人もいない、資金もない、何もない状況で、あったのは農地だけ。この農地を使ってできることを考えた先に行き着いたのがトマト栽培だった。
浅井は、自社を「アグロノミスト集団」として、研究開発とスマート農業に積極的に取り組み、独自の品種開発と栽培管理技術を駆使した、これまでになかった新しいオーダーメイド型のトマト生産を手がけて成功を収めている。
「この業界自体が構造的に硬直化しているんです。だからゼロイチで挑戦しようとする人は誰も出てこない。そんな危機的な状況の中で、時代と社会の変化に対応するためには我々がひたすらゼロイチをやるしかないと思ったんです」(浅井)
世の中にないもの、という点では、3つの世界トップシェア製品を上市している生方製作所。自分たちを単なるデバイスメーカーではなく、人々が安心安全に暮らせる社会を実現するために存在している“サイレントヒーロー”と定義づける。
「浅井さんと同じで、我々も創業当初はとにかく世の中にないもので、必要とされるものを作ろう!と借金をしながらやってきました。もともとがエンジニア集団から始まった企業ということもあり、この強い思いを持ち続けること自体が会社の風土であり強みになっているんです」と生方は分析する。
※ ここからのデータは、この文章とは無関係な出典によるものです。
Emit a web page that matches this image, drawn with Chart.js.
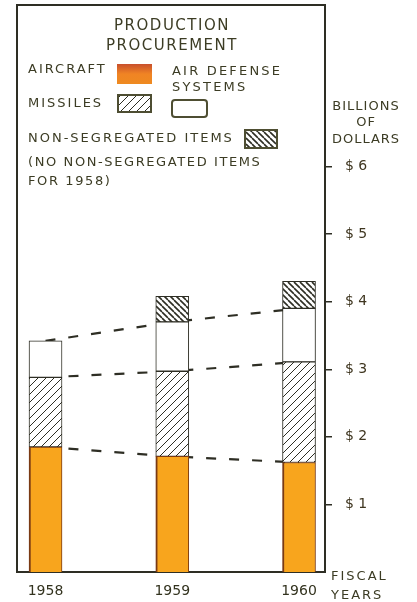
<!DOCTYPE html>
<html>
<head>
<meta charset="utf-8">
<script src="https://cdn.jsdelivr.net/npm/chart.js@4"></script>
<style>
  html, body { margin: 0; padding: 0; background: #fff; }
</style>
</head>
<body>
<canvas id="procChart" width="417" height="602"></canvas>
<script>
// production procurement, billions of dollars by fiscal year
const years = [1958, 1959, 1960];
const aircraft = [1.85, 1.71, 1.62];
const missiles = [1.03, 1.26, 1.49];
const airDefense = [0.54, 0.73, 0.79];
const nonSegregated = [null, 0.38, 0.40];
const dollarTicks = [1, 2, 3, 4, 5, 6];

const ink = '#2e2e24';
const textInk = '#3c3c24';
const font = 'DejaVu Sans';

function hatch(size, dir, width) {
    const c = document.createElement('canvas');
    c.width = size;
    c.height = size;
    const g = c.getContext('2d');
    g.fillStyle = '#fff';
    g.fillRect(0, 0, size, size);
    g.strokeStyle = ink;
    g.lineWidth = width;
    g.beginPath();
    for (let k = -1; k <= 1; k++) {
        if (dir === '/') {
            g.moveTo(k * size, size);
            g.lineTo(k * size + size, 0);
        } else {
            g.moveTo(k * size, 0);
            g.lineTo(k * size + size, size);
        }
    }
    g.stroke();
    return g.createPattern(c, 'repeat');
}

const missileFill = hatch(8, '/', 1);
const nonSegFill = hatch(6, '\\', 1.6);

const pts = vals => years.map((y, i) => ({ x: y, y: vals[i] }));
const level1 = aircraft;
const level2 = aircraft.map((v, i) => v + missiles[i]);
const level3 = level2.map((v, i) => v + airDefense[i]);

const barBase = {
    type: 'bar',
    barThickness: 33,
    borderColor: ink,
    borderWidth: 1,
    borderSkipped: false,
    order: 1
};

const dashLine = (vals, id) => ({
    type: 'line',
    data: pts(vals),
    stack: id,
    borderColor: ink,
    borderWidth: 2.2,
    borderDash: [10, 13],
    pointRadius: 0,
    fill: false,
    order: 2
});

function txt(ctx, s, x, y, size, spacing, align) {
    ctx.font = size + 'px "' + font + '"';
    ctx.letterSpacing = spacing + 'px';
    ctx.textAlign = align || 'left';
    ctx.textBaseline = 'middle';
    ctx.fillText(s, x, y);
}

const decorations = {
    id: 'decorations',
    afterDraw(chart) {
        const ctx = chart.ctx;
        const a = chart.chartArea;
        ctx.save();

        // frame: top and left edges
        ctx.strokeStyle = ink;
        ctx.lineWidth = 2;
        ctx.beginPath();
        ctx.moveTo(a.right, a.top);
        ctx.lineTo(a.left, a.top);
        ctx.lineTo(a.left, a.bottom);
        ctx.stroke();

        ctx.fillStyle = textInk;
        txt(ctx, 'PRODUCTION', 172, 26, 15, 1.5, 'center');
        txt(ctx, 'PROCUREMENT', 172, 46, 15, 1.5, 'center');
        txt(ctx, 'AIRCRAFT', 28, 70, 13, 2);
        txt(ctx, 'AIR DEFENSE', 172, 72, 13, 2.2);
        txt(ctx, 'SYSTEMS', 172, 88, 13, 2.2);
        txt(ctx, 'MISSILES', 28, 104, 13, 2);
        txt(ctx, 'NON-SEGREGATED ITEMS', 28, 139, 13, 2);
        txt(ctx, '(NO NON-SEGREGATED ITEMS', 28, 163, 13, 1.6);
        txt(ctx, 'FOR 1958)', 28, 182, 13, 1.6);

        txt(ctx, 'BILLIONS', 366, 107, 13, 1, 'center');
        txt(ctx, 'OF', 366, 123, 13, 1, 'center');
        txt(ctx, 'DOLLARS', 366, 140, 13, 1, 'center');
        txt(ctx, 'FISCAL', 331, 577, 13, 2);
        txt(ctx, 'YEARS', 331, 596, 13, 2);

        // legend swatches
        const grad = ctx.createLinearGradient(117, 64, 117, 84);
        grad.addColorStop(0, '#c8502c');
        grad.addColorStop(0.5, '#f08424');
        grad.addColorStop(1, '#ee8a20');
        ctx.fillStyle = grad;
        ctx.fillRect(117, 64, 35, 20);

        ctx.lineWidth = 2;
        ctx.strokeStyle = '#4e4e32';
        ctx.fillStyle = missileFill;
        ctx.fillRect(118, 95, 33, 17);
        ctx.strokeRect(118, 95, 33, 17);

        ctx.fillStyle = nonSegFill;
        ctx.fillRect(245, 130, 32, 18);
        ctx.strokeRect(245, 130, 32, 18);

        ctx.beginPath();
        ctx.roundRect(172, 100, 35, 17, 3);
        ctx.stroke();

        ctx.restore();
    }
};

new Chart(document.getElementById('procChart'), {
    type: 'bar',
    data: {
        datasets: [
            { ...barBase, label: 'Aircraft', data: pts(aircraft), backgroundColor: '#f8a51d',
              borderColor: '#7a3a14', borderWidth: { left: 2, right: 1, top: 1, bottom: 0 } },
            { ...barBase, label: 'Missiles', data: pts(missiles), backgroundColor: missileFill },
            { ...barBase, label: 'Air Defense Systems', data: pts(airDefense), backgroundColor: '#fff' },
            { ...barBase, label: 'Non-Segregated Items', data: pts(nonSegregated), backgroundColor: nonSegFill },
            dashLine(level1, 'l1'),
            dashLine(level2, 'l2'),
            dashLine(level3, 'l3')
        ]
    },
    options: {
        responsive: false,
        animation: false,
        layout: { padding: { left: 17, top: 5 } },
        plugins: {
            legend: { display: false },
            tooltip: { enabled: false }
        },
        scales: {
            x: {
                type: 'linear',
                stacked: true,
                offset: false,
                min: 1957.775,
                max: 1960.205,
                afterBuildTicks: s => { s.ticks = years.map(v => ({ value: v })); },
                afterFit: s => { s.height = 30; },
                grid: { display: false, offset: false },
                border: { display: true, color: ink, width: 2 },
                ticks: {
                    callback: v => String(v),
                    color: '#33331f',
                    padding: 3,
                    maxRotation: 0,
                    font: { family: font, size: 14 }
                }
            },
            y: {
                position: 'right',
                stacked: true,
                min: 0,
                max: 8.39,
                afterBuildTicks: s => { s.ticks = dollarTicks.map(v => ({ value: v })); },
                afterFit: s => { s.width = 92; s.paddingTop = 0; s.paddingBottom = 0; },
                grid: { drawOnChartArea: false, drawTicks: true, tickLength: 7, color: ink, lineWidth: 1.5 },
                border: { display: true, color: ink, width: 2 },
                ticks: {
                    callback: v => '$ ' + v,
                    color: '#3f3620',
                    padding: 13,
                    font: { family: font, size: 14 }
                }
            }
        }
    },
    plugins: [decorations]
});
</script>
</body>
</html>
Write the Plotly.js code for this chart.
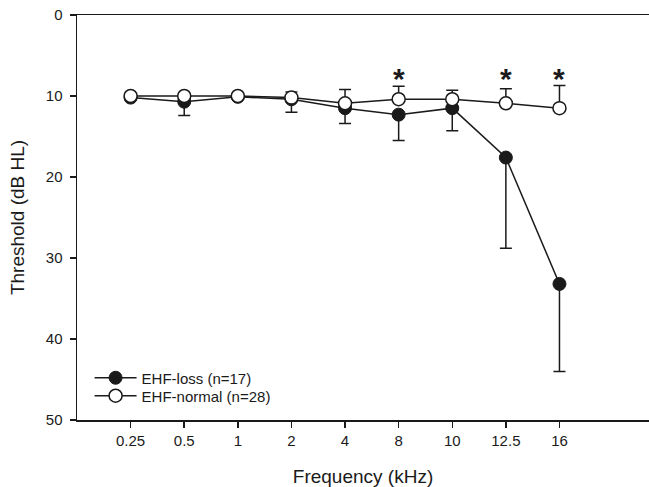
<!DOCTYPE html>
<html>
<head>
<meta charset="utf-8">
<script src="https://cdn.plot.ly/plotly-3.0.1.min.js"></script>
<style>html,body{margin:0;padding:0;background:#fff;}#chart{width:649px;height:487px;}</style>
</head>
<body>
<div id="chart"></div>
<script>
const freqLabels = ['0.25', '0.5', '1', '2', '4', '8', '10', '12.5', '16'];
const lossMean = [10.2, 10.7, 10.1, 10.4, 11.5, 12.3, 11.5, 17.6, 33.2];
const lossErr = [0.3, 1.7, 0.3, 1.6, 1.9, 3.2, 2.8, 11.2, 10.8];
const normalMean = [10.0, 10.0, 10.0, 10.2, 10.9, 10.4, 10.4, 10.9, 11.5];
const normalErr = [0.3, 0.3, 0.3, 0.7, 1.7, 1.6, 1.1, 1.8, 2.8];
const sigFreqs = ['8', '12.5', '16'];
const sigY = [7.3, 7.3, 7.3];

const ink = '#1a1a1a';
const idx = freqLabels.map((_, i) => i);
const FONT = 'Liberation Sans, Arial, Helvetica, sans-serif';

const traces = [
  {
    x: idx, y: lossMean, name: 'EHF-loss (n=17)', type: 'scatter', mode: 'lines+markers',
    legend: 'legend',
    line: {color: ink, width: 1.5},
    marker: {symbol: 'circle', size: 13, color: ink, line: {color: ink, width: 1}},
    error_y: {type: 'data', symmetric: false, array: lossErr, arrayminus: lossErr.map(() => 0),
      color: ink, thickness: 1.5, width: 6}
  },
  {
    x: idx, y: normalMean, name: 'EHF-normal (n=28)', type: 'scatter', mode: 'lines+markers',
    legend: 'legend2',
    line: {color: ink, width: 1.5},
    marker: {symbol: 'circle', size: 13, color: '#ffffff', line: {color: ink, width: 1.5}},
    error_y: {type: 'data', symmetric: false, array: normalErr.map(() => 0), arrayminus: normalErr,
      color: ink, thickness: 1.5, width: 6}
  }
];

const annotations = sigFreqs.map((f, k) => ({
  x: freqLabels.indexOf(f), y: sigY[k], xref: 'x', yref: 'y', text: '<b>*</b>',
  showarrow: false, font: {family: FONT, size: 30, color: ink},
  xanchor: 'center', yanchor: 'middle', yshift: -4
}));

const legendBase = {xanchor: 'left', yanchor: 'middle', bgcolor: 'rgba(0,0,0,0)',
  font: {size: 15, family: FONT, color: ink}, itemwidth: 42};

const layout = {
  width: 649, height: 487,
  margin: {l: 77, r: 0, t: 15, b: 67},
  paper_bgcolor: '#fff', plot_bgcolor: '#fff',
  font: {family: FONT, color: ink, size: 15},
  showlegend: true,
  legend: Object.assign({x: 0.022, y: 0.1037}, legendBase),
  legend2: Object.assign({x: 0.022, y: 0.0593}, legendBase),
  xaxis: {
    range: [-1, 9.67], tickmode: 'array', tickvals: idx, ticktext: freqLabels,
    showgrid: false, zeroline: false, showline: true, linecolor: ink, linewidth: 1.5,
    mirror: true, ticks: 'outside', ticklen: 6, tickwidth: 1.5, tickcolor: ink,
    tickfont: {size: 15},
    title: {text: 'Frequency (kHz)', font: {size: 19}, standoff: 24}
  },
  yaxis: {
    range: [50, 0], tickmode: 'array', tickvals: [0, 10, 20, 30, 40, 50],
    showgrid: false, zeroline: false, showline: true, linecolor: ink, linewidth: 1.5,
    ticks: 'outside', ticklen: 6, tickwidth: 1.5, tickcolor: ink,
    tickfont: {size: 15}, ticklabelstandoff: 4,
    title: {text: 'Threshold (dB HL)', font: {size: 19}, standoff: 16}
  },
  annotations: annotations
};

Plotly.newPlot('chart', traces, layout, {staticPlot: true, displayModeBar: false});
</script>
</body>
</html>
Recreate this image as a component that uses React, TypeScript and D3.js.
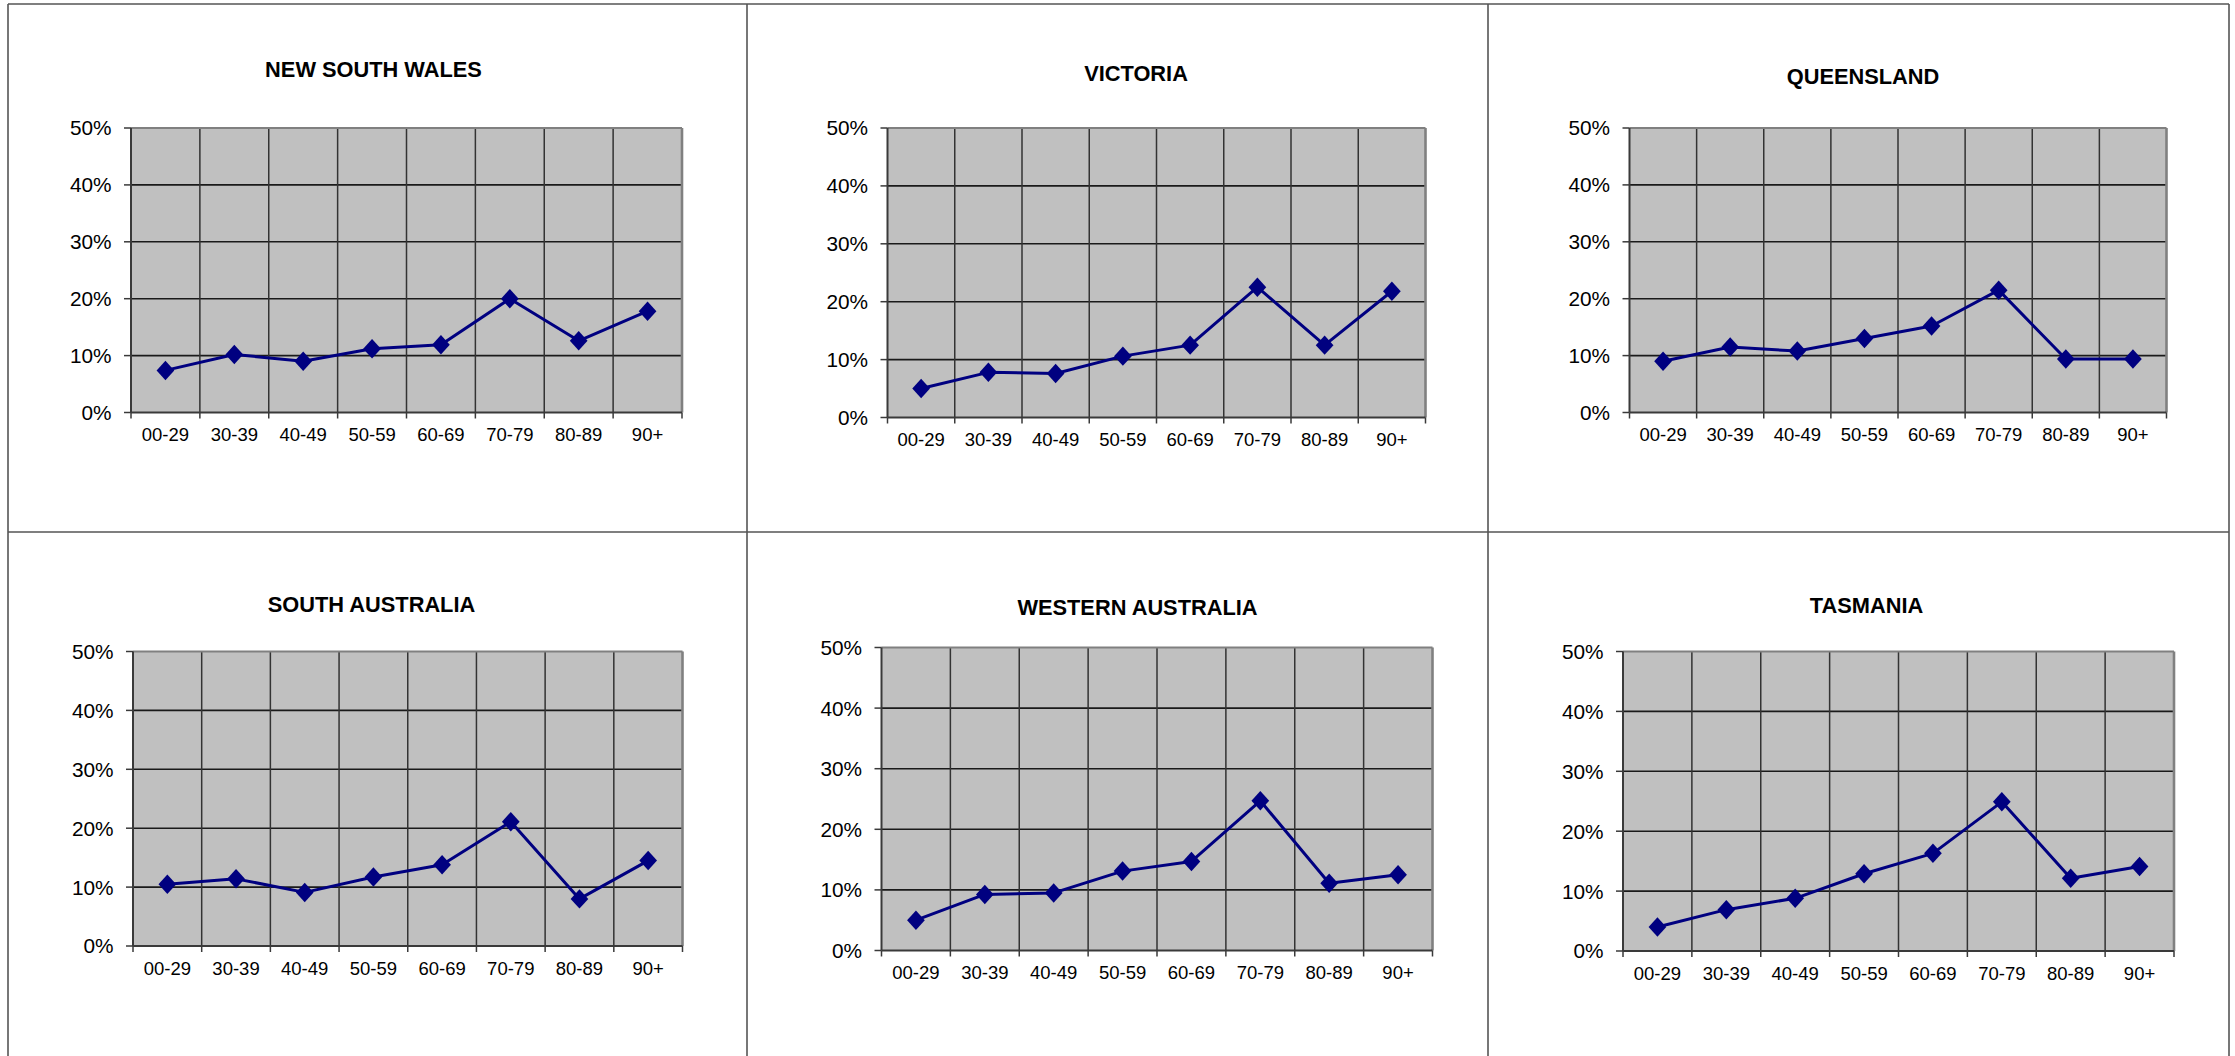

「だからなのか、お客様からも「こういうものを作ってほしい」と注文されます。直流遮断装置もその一つ。大手メーカーが何年取り組んでもできなかったもので、作れるわけないと言われていましたが、弊社は8年かけて完成させました。とにかく何が何でも作りたい! 絶対に作るんだ!という強い思いだけで取り組むのは、風土なんでしょうね。祖父が創業した時から、そこはまったく変わらず、若い世代にも受け継がれているんだと思います」
生方に続いて、服部がこう語る。
「何が何でもやってやろう!という強い思いは大事ですよね。「tanQest」が注目されるようになったからか、最近、青森県の(航空自衛隊)三沢基地から除雪用ブラシの開発依頼がありました。すでに使われていますが、依頼が来た時には、よしやるか! 俺たちにやれないわけがない!という空気感になるんです。できると言える根拠は何もないんですけどね(笑)」
尖った人材の集め方
トークセッション中盤に「どうすればそんな強い思いを持った人材が集まるのか?」と、藤吉が投げかける。「特に浅井農園さんは、第二創業。新しいものを作るための人材はどうやって集めたのですか?」浅井は「正直よく集まったと思うんですよ。ただ、どんな大きな会社も、スモール・ジャイアンツに選ばれるような会社も、初期のステージがあって、そこには挑戦することが純粋におもしろいと思える人たちが集まってくるんです。9時から17時まで同じ仕事をやっていたいという人が弊社に来たら、おそらく3日で絶望したでしょうけど(笑)」と語る。
この意見に、技術者集団からの創業だった生方も、新規ビジネスに果敢にチャレンジしてきた服部も大きく頷く。
ただし創業期を経て次のフェーズに移る過程でのハードルこそが、未来への投資だと浅井は語る。キャッシュフローの中から研究開発費への投資の割合をどう考えるかということだ。給料も上げたいし、労働環境も整えたい。未来への投資の比重が大きくなると、今働いている人たちはどうなるのかという壁に直面する。難しいのはそのバランスだ。